Sosebee-Hunter acknowledged that since the ballot problems that happened in Florida during the 2000 presidential election, the Hall County Elections Office has increasingly incorporated the use of technology in an attempt to make elections run more efficiently and accurately.

Some examples of technology being used to assist in voting include:

  • Voting stations are set up with express electronic voting machines that look like self-checkout machines from the supermarket, only they read votes, not grocery barcodes.
  • On these machines, the press of a single electronic button could cast or cancel a vote.
  • At the end of the day, memory cards filled with votes, rather than boxes filled with paper ballots, will be taken to the central elections office to be processed.
  • A cell phone is distributed to each poll manager so that the elections office can maintain contact with the voting precincts.

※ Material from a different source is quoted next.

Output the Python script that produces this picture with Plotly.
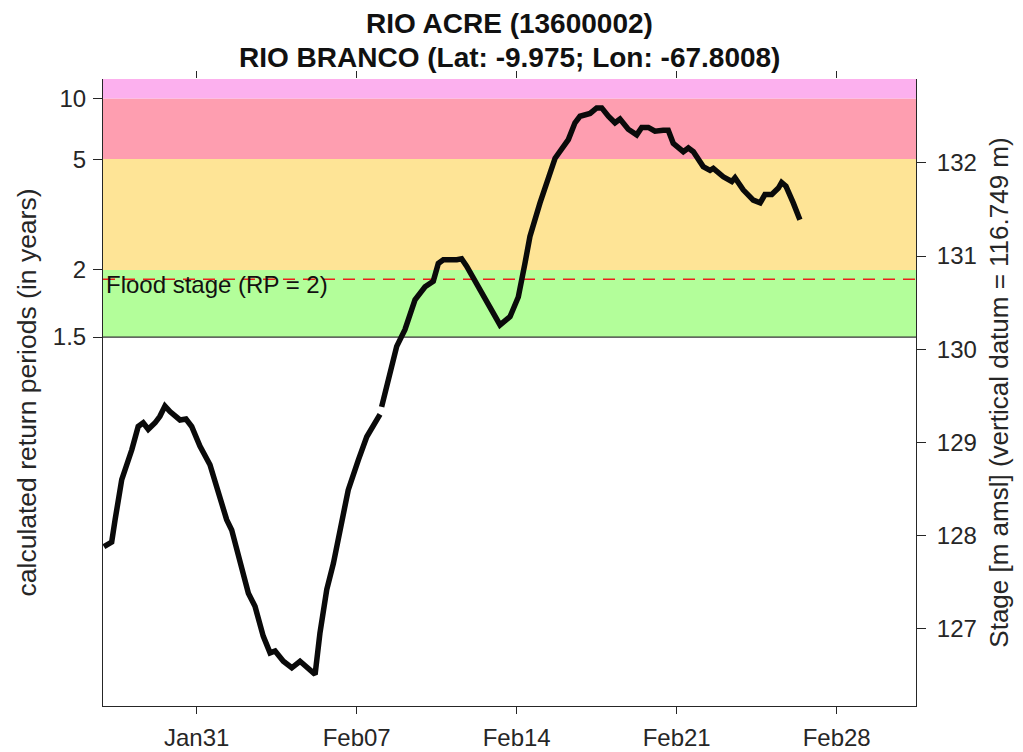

But this election, the Hall County Elections Office is trying to crack down on human error, which caused problems during the presidential preferential primaries in February.

A Hall County polling precinct neglected to check the identification of 10 voters, drawing a complaint and then an investigation by the Georgia Secretary of State's Office.

Hall County elections officials, now well aware of the problem, are working to ensure it doesn't happen again.

At training sessions last week, Sosebee-Hunter reminded poll workers to "stay focused. We want to keep a constant flow at the precincts. This is not the time to get caught up on the neighborhood gossip," she said, slapping the index cards against the palm of her hand for emphasis.

Staying focused is easier said than done. The job of a poll worker comes with layers of responsibilities and nuances. In addition to controlling the flow of voters waiting in line, ensuring that each voter is registered to vote in that precinct and handling voting equipment, poll workers must know the ins and outs of polling laws.

And recent updates to other state laws are thrown into the mix. During a recent training session, one attendee asked if the new Georgia gun law would affect their response if someone other than an on-duty police officer came in with a concealed weapon. Sosebee-Hunter said no.

In addition, poll workers try to stay ahead of voters' questions by highlighting important regulations in bright colors. A lime-green string is issued to poll workers so that they can use it to draw a line 150 feet from the voting location, the maximum distance at which people can campaign. A red, kite-shaped sign reminds people in line that they are not allowed to campaign - and that means no political shirts, buttons or stickers while you wait to vote. Bright orange totes are used to seal provisional ballots.

There's a lot to take in when it comes to being a poll worker. The pay starts at only a little more than minimum wage -- from $8 an hour for a clerk to $9 an hour for an assistant manager and $12 an hour for a manager. And technological complications coupled with managing the voter rights of the hundreds or thousands that will stream through the precinct that day can make it stressful.

So why do people want to be poll workers?

For some, like Brenda Leroy Williams, managing a precinct has been a tradition handed down through the generations.

Williams said, "My grandfather, William Couch, used to be the manager of the Whelchel precinct years ago, before they paid people to work. Then when he stepped down, my mother became manager and then when she stepped down, I came in. Now I talked my niece into helping us. I just think that it makes the community better," Williams said.

For others, like the Parris family of Gillsville, managing a poll precinct is becoming a family tradition. Along with their father, David Parris, four of the oldest Parris children -- Elisabeth, 21, David, 20, Jonathan, 19, and Sarah, 16 -- make up a poll team.

"We work well together as a family," Parris said. "When you're doing this, there's a lot to get done and you have to be prompt and accurate and have to know where the strengths and weaknesses are in your group, and who would you know better than your family?"

So for many poll workers, the hours they put in behind the scenes -- dealing with frustrated voters, checking IDs and hauling and repacking polling equipment -- are for something deeper than civic duty. Whether or not they have family involved, they are carrying on the tradition of enabling American citizens to have their say through the voting process.

Parris said: "We want every person to be able to vote, and we want every person's vote to count if they're entitled to vote."